● Required work:
Word for word, copy all the data and drop the pictures.

● Stored data:
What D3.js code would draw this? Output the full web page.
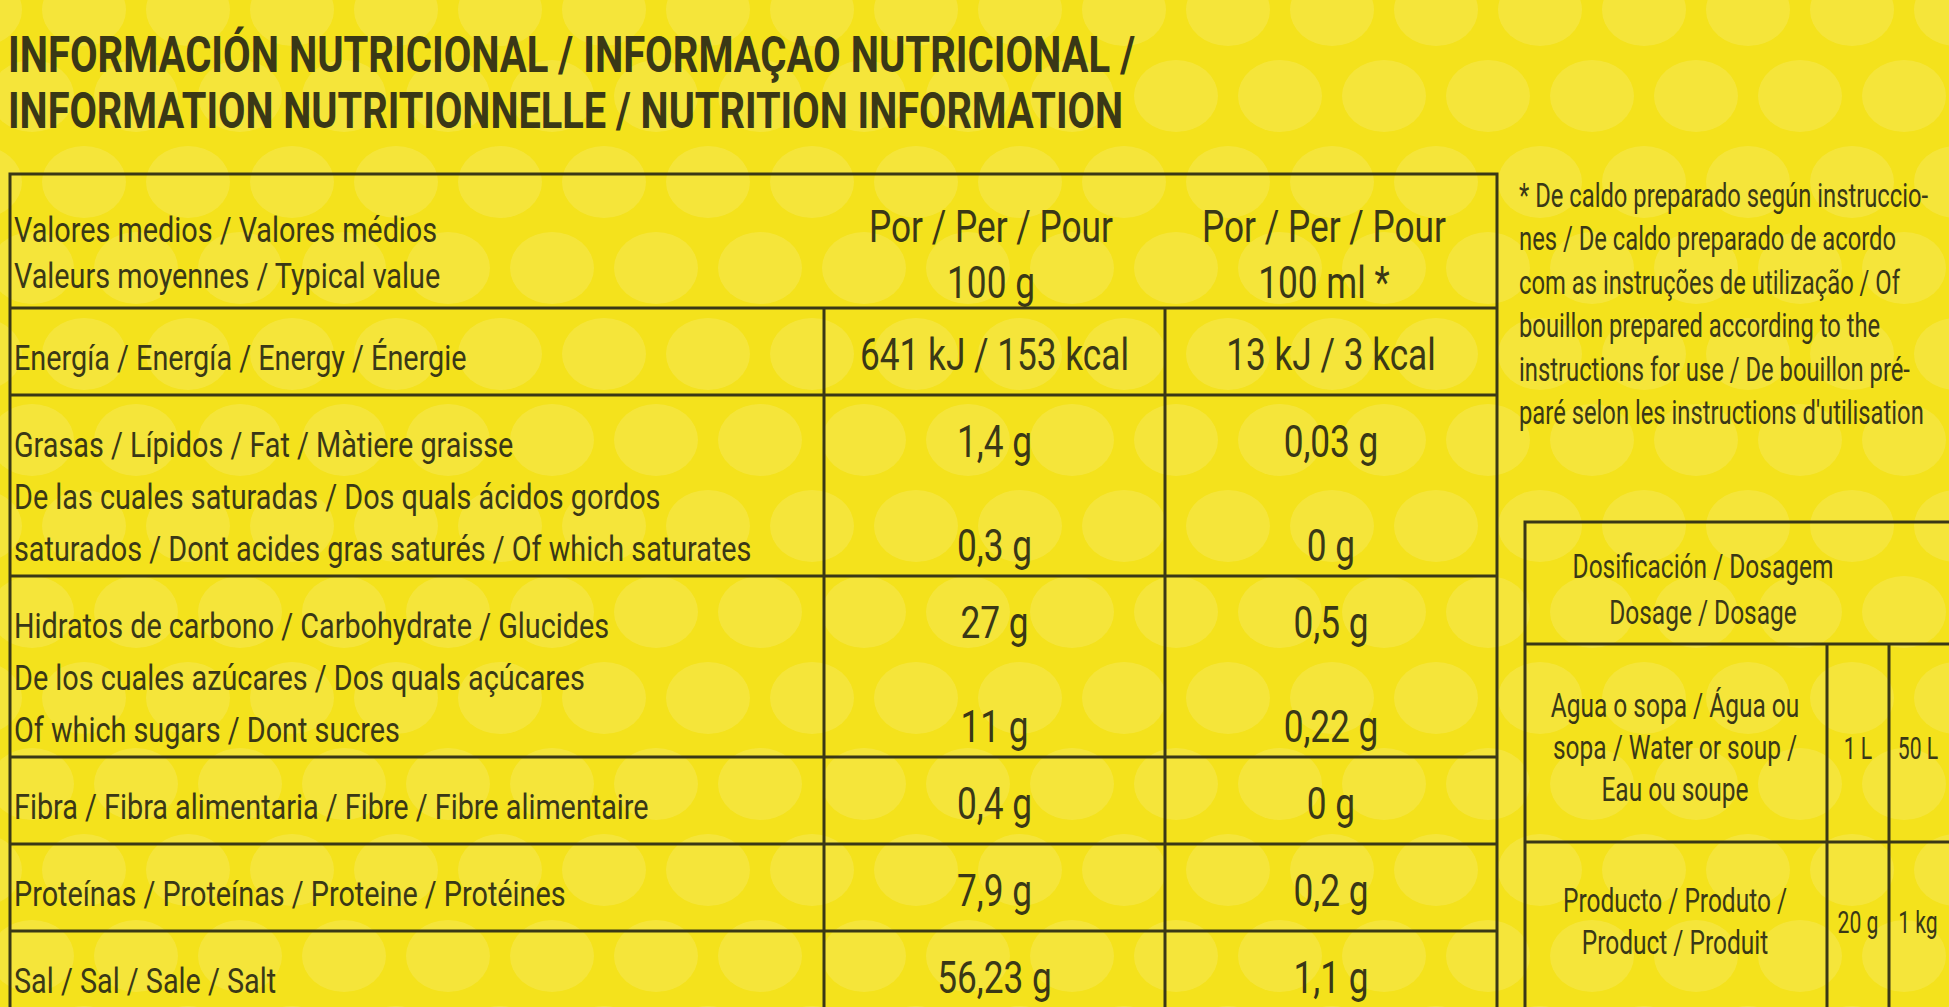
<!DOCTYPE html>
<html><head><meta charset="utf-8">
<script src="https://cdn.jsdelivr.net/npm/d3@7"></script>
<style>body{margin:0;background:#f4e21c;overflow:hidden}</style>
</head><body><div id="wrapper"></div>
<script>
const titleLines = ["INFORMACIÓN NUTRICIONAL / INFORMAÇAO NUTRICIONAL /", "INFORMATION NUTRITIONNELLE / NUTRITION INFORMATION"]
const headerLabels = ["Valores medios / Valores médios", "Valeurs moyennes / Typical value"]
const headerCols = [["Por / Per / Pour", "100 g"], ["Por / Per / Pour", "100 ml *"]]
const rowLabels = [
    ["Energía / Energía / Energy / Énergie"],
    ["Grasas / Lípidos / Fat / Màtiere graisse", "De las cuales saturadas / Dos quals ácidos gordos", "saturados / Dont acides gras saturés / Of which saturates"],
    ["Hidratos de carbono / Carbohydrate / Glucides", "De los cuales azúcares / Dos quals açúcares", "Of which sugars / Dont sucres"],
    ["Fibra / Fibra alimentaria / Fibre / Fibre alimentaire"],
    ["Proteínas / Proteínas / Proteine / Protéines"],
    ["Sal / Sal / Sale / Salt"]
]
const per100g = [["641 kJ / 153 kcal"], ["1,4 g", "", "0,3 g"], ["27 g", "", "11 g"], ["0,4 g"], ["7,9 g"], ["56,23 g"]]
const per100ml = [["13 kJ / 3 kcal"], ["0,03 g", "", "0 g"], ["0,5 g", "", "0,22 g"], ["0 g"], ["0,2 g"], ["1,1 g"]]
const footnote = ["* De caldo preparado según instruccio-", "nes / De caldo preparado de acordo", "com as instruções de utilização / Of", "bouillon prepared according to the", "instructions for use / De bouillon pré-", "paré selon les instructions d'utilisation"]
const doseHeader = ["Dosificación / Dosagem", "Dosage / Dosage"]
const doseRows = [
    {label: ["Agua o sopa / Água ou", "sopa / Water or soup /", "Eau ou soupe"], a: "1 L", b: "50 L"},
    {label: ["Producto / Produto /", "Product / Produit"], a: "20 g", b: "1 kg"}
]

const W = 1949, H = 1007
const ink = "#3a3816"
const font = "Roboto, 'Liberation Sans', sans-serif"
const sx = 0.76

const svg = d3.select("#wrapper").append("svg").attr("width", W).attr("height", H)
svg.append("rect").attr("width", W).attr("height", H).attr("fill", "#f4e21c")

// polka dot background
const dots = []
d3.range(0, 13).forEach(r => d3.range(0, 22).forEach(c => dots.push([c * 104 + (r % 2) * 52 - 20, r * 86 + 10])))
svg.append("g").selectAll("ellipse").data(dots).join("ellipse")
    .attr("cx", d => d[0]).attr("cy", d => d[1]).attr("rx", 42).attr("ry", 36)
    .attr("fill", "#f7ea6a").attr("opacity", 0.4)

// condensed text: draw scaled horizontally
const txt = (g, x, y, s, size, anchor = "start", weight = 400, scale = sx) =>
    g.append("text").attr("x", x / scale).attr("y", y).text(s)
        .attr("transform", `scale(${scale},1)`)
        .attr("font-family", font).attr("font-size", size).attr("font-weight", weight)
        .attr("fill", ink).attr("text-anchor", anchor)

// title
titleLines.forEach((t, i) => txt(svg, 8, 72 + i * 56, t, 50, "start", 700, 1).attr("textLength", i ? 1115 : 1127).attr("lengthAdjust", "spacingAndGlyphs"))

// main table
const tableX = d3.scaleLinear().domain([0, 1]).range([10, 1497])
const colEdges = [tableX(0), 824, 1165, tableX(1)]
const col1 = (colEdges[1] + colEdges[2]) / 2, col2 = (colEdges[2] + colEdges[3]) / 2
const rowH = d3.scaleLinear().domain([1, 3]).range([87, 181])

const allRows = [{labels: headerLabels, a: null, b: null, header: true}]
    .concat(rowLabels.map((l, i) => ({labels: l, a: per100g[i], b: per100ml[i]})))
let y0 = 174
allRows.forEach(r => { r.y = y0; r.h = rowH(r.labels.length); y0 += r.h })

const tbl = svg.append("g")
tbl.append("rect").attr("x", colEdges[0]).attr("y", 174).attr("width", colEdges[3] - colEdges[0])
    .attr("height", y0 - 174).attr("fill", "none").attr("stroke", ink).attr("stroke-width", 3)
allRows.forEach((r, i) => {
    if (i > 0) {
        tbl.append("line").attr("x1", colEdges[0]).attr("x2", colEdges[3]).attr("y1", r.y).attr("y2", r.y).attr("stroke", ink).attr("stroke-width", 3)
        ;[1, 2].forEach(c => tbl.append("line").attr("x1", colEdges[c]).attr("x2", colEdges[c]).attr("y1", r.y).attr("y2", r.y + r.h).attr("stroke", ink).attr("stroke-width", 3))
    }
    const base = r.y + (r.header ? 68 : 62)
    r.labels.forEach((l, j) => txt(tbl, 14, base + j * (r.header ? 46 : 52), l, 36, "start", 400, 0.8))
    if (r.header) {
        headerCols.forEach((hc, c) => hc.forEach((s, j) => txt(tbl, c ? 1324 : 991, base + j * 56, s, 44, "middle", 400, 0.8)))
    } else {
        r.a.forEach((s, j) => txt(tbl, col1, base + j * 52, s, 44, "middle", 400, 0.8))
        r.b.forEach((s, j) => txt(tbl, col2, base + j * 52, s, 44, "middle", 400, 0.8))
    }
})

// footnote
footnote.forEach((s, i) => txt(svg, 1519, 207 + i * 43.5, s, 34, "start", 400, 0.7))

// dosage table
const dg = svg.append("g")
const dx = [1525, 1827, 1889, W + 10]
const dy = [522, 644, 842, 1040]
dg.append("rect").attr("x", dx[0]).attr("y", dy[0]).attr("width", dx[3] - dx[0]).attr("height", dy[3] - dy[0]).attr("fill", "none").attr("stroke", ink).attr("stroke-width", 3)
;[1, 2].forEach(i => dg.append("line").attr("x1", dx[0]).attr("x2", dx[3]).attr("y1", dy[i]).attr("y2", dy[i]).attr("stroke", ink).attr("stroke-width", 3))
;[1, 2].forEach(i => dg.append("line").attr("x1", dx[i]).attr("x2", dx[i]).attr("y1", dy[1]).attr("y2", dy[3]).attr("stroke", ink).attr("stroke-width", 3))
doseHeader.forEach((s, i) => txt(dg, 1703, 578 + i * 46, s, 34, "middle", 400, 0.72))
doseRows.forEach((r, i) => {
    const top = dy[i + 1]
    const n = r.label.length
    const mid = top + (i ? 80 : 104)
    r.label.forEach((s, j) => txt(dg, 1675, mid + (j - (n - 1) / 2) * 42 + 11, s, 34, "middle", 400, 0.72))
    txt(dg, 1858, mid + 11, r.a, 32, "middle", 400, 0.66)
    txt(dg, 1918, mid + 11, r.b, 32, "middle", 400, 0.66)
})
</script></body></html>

● Problem solution:
What D3.js code would draw this? Output the full web page.
<!DOCTYPE html>
<html><head><meta charset="utf-8">
<script src="https://cdn.jsdelivr.net/npm/d3@7"></script>
<style>body{margin:0;background:#f4e21c;overflow:hidden}</style>
</head><body><div id="wrapper"></div>
<script>
const titleLines = ["INFORMACIÓN NUTRICIONAL / INFORMAÇAO NUTRICIONAL /", "INFORMATION NUTRITIONNELLE / NUTRITION INFORMATION"]
const headerLabels = ["Valores medios / Valores médios", "Valeurs moyennes / Typical value"]
const headerCols = [["Por / Per / Pour", "100 g"], ["Por / Per / Pour", "100 ml *"]]
const rowLabels = [
    ["Energía / Energía / Energy / Énergie"],
    ["Grasas / Lípidos / Fat / Màtiere graisse", "De las cuales saturadas / Dos quals ácidos gordos", "saturados / Dont acides gras saturés / Of which saturates"],
    ["Hidratos de carbono / Carbohydrate / Glucides", "De los cuales azúcares / Dos quals açúcares", "Of which sugars / Dont sucres"],
    ["Fibra / Fibra alimentaria / Fibre / Fibre alimentaire"],
    ["Proteínas / Proteínas / Proteine / Protéines"],
    ["Sal / Sal / Sale / Salt"]
]
const per100g = [["641 kJ / 153 kcal"], ["1,4 g", "", "0,3 g"], ["27 g", "", "11 g"], ["0,4 g"], ["7,9 g"], ["56,23 g"]]
const per100ml = [["13 kJ / 3 kcal"], ["0,03 g", "", "0 g"], ["0,5 g", "", "0,22 g"], ["0 g"], ["0,2 g"], ["1,1 g"]]
const footnote = ["* De caldo preparado según instruccio-", "nes / De caldo preparado de acordo", "com as instruções de utilização / Of", "bouillon prepared according to the", "instructions for use / De bouillon pré-", "paré selon les instructions d'utilisation"]
const doseHeader = ["Dosificación / Dosagem", "Dosage / Dosage"]
const doseRows = [
    {label: ["Agua o sopa / Água ou", "sopa / Water or soup /", "Eau ou soupe"], a: "1 L", b: "50 L"},
    {label: ["Producto / Produto /", "Product / Produit"], a: "20 g", b: "1 kg"}
]

const W = 1949, H = 1007
const ink = "#3a3816"
const font = "Roboto, 'Liberation Sans', sans-serif"
const sx = 0.76

const svg = d3.select("#wrapper").append("svg").attr("width", W).attr("height", H)
svg.append("rect").attr("width", W).attr("height", H).attr("fill", "#f4e21c")

// polka dot background
const dots = []
d3.range(0, 13).forEach(r => d3.range(0, 22).forEach(c => dots.push([c * 104 + (r % 2) * 52 - 20, r * 86 + 10])))
svg.append("g").selectAll("ellipse").data(dots).join("ellipse")
    .attr("cx", d => d[0]).attr("cy", d => d[1]).attr("rx", 42).attr("ry", 36)
    .attr("fill", "#f7ea6a").attr("opacity", 0.4)

// condensed text: draw scaled horizontally
const txt = (g, x, y, s, size, anchor = "start", weight = 400, scale = sx) =>
    g.append("text").attr("x", x / scale).attr("y", y).text(s)
        .attr("transform", `scale(${scale},1)`)
        .attr("font-family", font).attr("font-size", size).attr("font-weight", weight)
        .attr("fill", ink).attr("text-anchor", anchor)

// title
titleLines.forEach((t, i) => txt(svg, 8, 72 + i * 56, t, 50, "start", 700, 1).attr("textLength", i ? 1115 : 1127).attr("lengthAdjust", "spacingAndGlyphs"))

// main table
const tableX = d3.scaleLinear().domain([0, 1]).range([10, 1497])
const colEdges = [tableX(0), 824, 1165, tableX(1)]
const col1 = (colEdges[1] + colEdges[2]) / 2, col2 = (colEdges[2] + colEdges[3]) / 2
const rowH = d3.scaleLinear().domain([1, 3]).range([87, 181])

const allRows = [{labels: headerLabels, a: null, b: null, header: true}]
    .concat(rowLabels.map((l, i) => ({labels: l, a: per100g[i], b: per100ml[i]})))
let y0 = 174
allRows.forEach(r => { r.y = y0; r.h = rowH(r.labels.length); y0 += r.h })

const tbl = svg.append("g")
tbl.append("rect").attr("x", colEdges[0]).attr("y", 174).attr("width", colEdges[3] - colEdges[0])
    .attr("height", y0 - 174).attr("fill", "none").attr("stroke", ink).attr("stroke-width", 3)
allRows.forEach((r, i) => {
    if (i > 0) {
        tbl.append("line").attr("x1", colEdges[0]).attr("x2", colEdges[3]).attr("y1", r.y).attr("y2", r.y).attr("stroke", ink).attr("stroke-width", 3)
        ;[1, 2].forEach(c => tbl.append("line").attr("x1", colEdges[c]).attr("x2", colEdges[c]).attr("y1", r.y).attr("y2", r.y + r.h).attr("stroke", ink).attr("stroke-width", 3))
    }
    const base = r.y + (r.header ? 68 : 62)
    r.labels.forEach((l, j) => txt(tbl, 14, base + j * (r.header ? 46 : 52), l, 36, "start", 400, 0.8))
    if (r.header) {
        headerCols.forEach((hc, c) => hc.forEach((s, j) => txt(tbl, c ? 1324 : 991, base + j * 56, s, 44, "middle", 400, 0.8)))
    } else {
        r.a.forEach((s, j) => txt(tbl, col1, base + j * 52, s, 44, "middle", 400, 0.8))
        r.b.forEach((s, j) => txt(tbl, col2, base + j * 52, s, 44, "middle", 400, 0.8))
    }
})

// footnote
footnote.forEach((s, i) => txt(svg, 1519, 207 + i * 43.5, s, 34, "start", 400, 0.7))

// dosage table
const dg = svg.append("g")
const dx = [1525, 1827, 1889, W + 10]
const dy = [522, 644, 842, 1040]
dg.append("rect").attr("x", dx[0]).attr("y", dy[0]).attr("width", dx[3] - dx[0]).attr("height", dy[3] - dy[0]).attr("fill", "none").attr("stroke", ink).attr("stroke-width", 3)
;[1, 2].forEach(i => dg.append("line").attr("x1", dx[0]).attr("x2", dx[3]).attr("y1", dy[i]).attr("y2", dy[i]).attr("stroke", ink).attr("stroke-width", 3))
;[1, 2].forEach(i => dg.append("line").attr("x1", dx[i]).attr("x2", dx[i]).attr("y1", dy[1]).attr("y2", dy[3]).attr("stroke", ink).attr("stroke-width", 3))
doseHeader.forEach((s, i) => txt(dg, 1703, 578 + i * 46, s, 34, "middle", 400, 0.72))
doseRows.forEach((r, i) => {
    const top = dy[i + 1]
    const n = r.label.length
    const mid = top + (i ? 80 : 104)
    r.label.forEach((s, j) => txt(dg, 1675, mid + (j - (n - 1) / 2) * 42 + 11, s, 34, "middle", 400, 0.72))
    txt(dg, 1858, mid + 11, r.a, 32, "middle", 400, 0.66)
    txt(dg, 1918, mid + 11, r.b, 32, "middle", 400, 0.66)
})
</script></body></html>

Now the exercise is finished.